→ **Directions for this task**
Omit the pictures and output exactly the lines from the start of the entries through the line containing "tableLeft = 9, tableTop".

→ **Code that draws figures**
+--
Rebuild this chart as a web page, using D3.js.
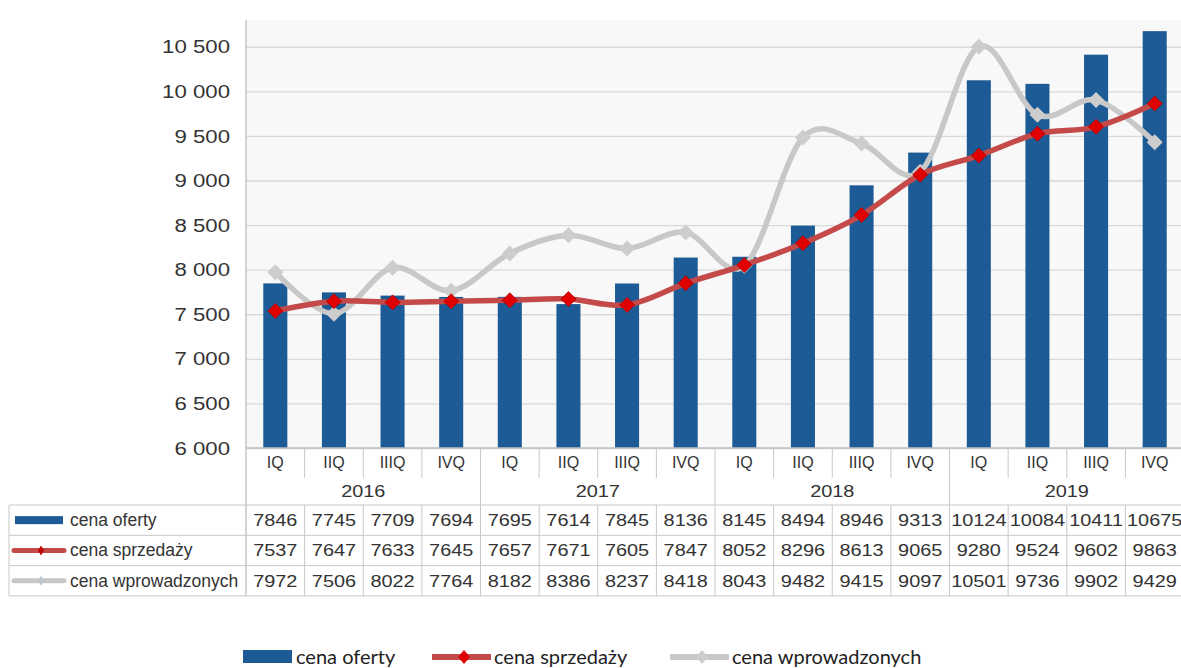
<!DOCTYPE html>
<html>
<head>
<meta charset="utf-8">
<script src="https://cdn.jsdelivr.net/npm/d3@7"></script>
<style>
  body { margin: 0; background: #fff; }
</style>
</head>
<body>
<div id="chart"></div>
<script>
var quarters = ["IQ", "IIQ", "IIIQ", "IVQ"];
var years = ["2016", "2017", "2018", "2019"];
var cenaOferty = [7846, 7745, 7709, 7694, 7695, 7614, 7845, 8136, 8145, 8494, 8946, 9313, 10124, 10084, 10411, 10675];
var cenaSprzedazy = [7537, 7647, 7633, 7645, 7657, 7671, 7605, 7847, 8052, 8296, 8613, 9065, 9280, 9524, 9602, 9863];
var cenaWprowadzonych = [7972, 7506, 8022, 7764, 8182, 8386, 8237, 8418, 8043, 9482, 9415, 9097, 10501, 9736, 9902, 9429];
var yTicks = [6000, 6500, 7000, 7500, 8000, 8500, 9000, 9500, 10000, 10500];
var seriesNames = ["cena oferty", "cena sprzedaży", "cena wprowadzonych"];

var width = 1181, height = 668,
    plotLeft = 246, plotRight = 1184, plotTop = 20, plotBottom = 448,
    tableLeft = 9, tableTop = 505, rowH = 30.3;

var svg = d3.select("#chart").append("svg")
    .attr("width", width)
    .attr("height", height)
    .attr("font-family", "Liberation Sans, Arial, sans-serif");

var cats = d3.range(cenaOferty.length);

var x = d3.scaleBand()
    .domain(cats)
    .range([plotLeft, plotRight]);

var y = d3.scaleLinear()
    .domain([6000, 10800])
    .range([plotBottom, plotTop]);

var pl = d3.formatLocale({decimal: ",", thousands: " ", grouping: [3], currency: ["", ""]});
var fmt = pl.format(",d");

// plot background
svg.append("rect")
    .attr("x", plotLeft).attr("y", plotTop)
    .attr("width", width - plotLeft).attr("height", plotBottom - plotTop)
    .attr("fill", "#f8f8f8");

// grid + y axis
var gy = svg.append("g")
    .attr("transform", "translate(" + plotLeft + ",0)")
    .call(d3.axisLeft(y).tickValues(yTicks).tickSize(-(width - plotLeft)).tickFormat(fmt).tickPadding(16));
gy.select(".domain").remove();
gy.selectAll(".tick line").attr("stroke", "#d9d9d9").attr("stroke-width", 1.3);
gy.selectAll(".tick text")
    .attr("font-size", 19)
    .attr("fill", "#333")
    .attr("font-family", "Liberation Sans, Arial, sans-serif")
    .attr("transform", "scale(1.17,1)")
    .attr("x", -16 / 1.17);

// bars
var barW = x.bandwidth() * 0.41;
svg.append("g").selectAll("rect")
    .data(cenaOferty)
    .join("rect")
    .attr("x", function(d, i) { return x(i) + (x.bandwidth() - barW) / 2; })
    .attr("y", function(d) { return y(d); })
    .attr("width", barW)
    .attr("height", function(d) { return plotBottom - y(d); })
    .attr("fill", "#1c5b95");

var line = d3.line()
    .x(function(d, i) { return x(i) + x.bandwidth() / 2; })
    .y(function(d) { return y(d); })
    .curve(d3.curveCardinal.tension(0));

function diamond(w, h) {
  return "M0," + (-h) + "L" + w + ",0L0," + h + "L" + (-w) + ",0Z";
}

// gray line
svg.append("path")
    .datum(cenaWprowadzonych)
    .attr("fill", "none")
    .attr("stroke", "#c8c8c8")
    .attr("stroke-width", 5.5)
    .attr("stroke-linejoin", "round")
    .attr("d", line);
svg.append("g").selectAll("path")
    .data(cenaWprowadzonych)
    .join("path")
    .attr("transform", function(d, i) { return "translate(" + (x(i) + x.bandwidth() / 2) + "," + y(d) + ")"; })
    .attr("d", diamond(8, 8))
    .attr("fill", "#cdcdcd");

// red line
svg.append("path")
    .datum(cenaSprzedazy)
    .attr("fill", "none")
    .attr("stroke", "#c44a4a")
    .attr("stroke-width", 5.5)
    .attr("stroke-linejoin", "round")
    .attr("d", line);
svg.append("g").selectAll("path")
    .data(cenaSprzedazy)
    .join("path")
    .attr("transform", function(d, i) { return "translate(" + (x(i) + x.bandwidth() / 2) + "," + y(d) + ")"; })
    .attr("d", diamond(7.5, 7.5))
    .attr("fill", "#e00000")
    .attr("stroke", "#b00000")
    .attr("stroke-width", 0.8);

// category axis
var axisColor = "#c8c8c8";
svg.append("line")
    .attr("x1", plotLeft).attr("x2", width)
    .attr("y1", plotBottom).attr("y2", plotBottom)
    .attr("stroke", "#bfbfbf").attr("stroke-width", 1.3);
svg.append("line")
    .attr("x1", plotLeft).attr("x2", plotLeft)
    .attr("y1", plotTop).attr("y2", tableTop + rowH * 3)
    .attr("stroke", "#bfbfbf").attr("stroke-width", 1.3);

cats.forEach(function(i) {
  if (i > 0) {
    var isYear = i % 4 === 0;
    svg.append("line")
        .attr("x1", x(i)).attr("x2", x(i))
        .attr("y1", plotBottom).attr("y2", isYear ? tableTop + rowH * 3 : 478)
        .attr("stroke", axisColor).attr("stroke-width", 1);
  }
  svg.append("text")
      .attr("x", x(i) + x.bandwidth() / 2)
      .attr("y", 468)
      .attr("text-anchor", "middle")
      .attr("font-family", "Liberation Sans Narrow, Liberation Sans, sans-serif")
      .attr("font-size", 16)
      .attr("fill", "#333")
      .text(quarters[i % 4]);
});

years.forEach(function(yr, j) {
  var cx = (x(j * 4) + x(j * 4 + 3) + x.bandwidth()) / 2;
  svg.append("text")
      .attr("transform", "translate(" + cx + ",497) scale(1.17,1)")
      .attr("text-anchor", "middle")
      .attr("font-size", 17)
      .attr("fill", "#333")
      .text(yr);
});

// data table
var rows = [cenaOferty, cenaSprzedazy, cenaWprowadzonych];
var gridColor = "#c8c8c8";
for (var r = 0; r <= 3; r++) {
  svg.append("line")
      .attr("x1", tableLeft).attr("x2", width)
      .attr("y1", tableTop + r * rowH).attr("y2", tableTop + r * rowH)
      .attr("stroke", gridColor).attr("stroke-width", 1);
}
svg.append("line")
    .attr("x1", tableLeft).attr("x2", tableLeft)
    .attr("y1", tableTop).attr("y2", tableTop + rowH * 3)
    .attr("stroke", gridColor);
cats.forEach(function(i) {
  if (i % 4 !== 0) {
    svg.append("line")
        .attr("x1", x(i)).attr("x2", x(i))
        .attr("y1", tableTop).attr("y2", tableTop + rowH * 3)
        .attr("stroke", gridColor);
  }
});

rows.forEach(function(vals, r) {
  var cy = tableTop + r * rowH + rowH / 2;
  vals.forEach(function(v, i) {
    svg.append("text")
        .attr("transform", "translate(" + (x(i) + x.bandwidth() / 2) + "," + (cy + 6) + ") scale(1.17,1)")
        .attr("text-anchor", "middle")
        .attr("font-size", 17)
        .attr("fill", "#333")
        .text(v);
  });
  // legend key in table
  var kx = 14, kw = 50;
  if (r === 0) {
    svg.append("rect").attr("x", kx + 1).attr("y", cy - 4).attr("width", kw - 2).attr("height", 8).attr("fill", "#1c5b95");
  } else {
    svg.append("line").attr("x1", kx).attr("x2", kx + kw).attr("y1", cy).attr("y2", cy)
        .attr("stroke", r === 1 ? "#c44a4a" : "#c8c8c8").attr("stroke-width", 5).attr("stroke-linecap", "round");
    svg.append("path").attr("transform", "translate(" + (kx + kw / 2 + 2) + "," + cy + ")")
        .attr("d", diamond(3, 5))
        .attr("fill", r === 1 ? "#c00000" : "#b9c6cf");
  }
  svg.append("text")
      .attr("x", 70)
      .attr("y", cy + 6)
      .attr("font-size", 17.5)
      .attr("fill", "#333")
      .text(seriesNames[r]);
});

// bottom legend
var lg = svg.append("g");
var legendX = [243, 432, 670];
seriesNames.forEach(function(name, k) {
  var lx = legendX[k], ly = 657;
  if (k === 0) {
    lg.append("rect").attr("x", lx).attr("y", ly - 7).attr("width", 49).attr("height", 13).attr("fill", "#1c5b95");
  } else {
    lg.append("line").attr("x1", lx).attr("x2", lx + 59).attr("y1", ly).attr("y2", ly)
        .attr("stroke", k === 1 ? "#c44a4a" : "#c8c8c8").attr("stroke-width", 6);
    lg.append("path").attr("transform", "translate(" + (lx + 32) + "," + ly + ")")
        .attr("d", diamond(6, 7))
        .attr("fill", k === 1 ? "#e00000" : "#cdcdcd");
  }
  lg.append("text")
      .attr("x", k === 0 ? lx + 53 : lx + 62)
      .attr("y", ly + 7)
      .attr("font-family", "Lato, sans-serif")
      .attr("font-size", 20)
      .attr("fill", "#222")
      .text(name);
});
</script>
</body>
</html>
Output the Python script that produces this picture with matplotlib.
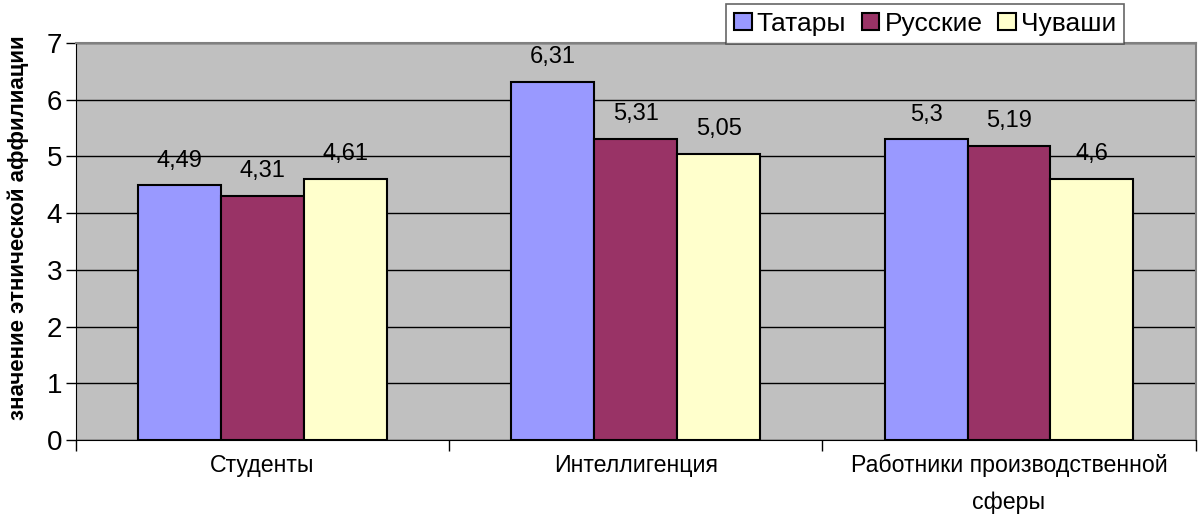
+--
→ **The reply**
Rebuild this chart as a web page, using D3.js.
<!DOCTYPE html>
<html>
<head>
<meta charset="utf-8">
<script src="https://cdn.jsdelivr.net/npm/d3@7"></script>
<style>
  body { margin: 0; background: #fff; }
</style>
</head>
<body>
<div id="chart"></div>
<script>
var quarters = ["IQ", "IIQ", "IIIQ", "IVQ"];
var years = ["2016", "2017", "2018", "2019"];
var cenaOferty = [7846, 7745, 7709, 7694, 7695, 7614, 7845, 8136, 8145, 8494, 8946, 9313, 10124, 10084, 10411, 10675];
var cenaSprzedazy = [7537, 7647, 7633, 7645, 7657, 7671, 7605, 7847, 8052, 8296, 8613, 9065, 9280, 9524, 9602, 9863];
var cenaWprowadzonych = [7972, 7506, 8022, 7764, 8182, 8386, 8237, 8418, 8043, 9482, 9415, 9097, 10501, 9736, 9902, 9429];
var yTicks = [6000, 6500, 7000, 7500, 8000, 8500, 9000, 9500, 10000, 10500];
var seriesNames = ["cena oferty", "cena sprzedaży", "cena wprowadzonych"];

var width = 1181, height = 668,
    plotLeft = 246, plotRight = 1184, plotTop = 20, plotBottom = 448,
    tableLeft = 9, tableTop = 505, rowH = 30.3;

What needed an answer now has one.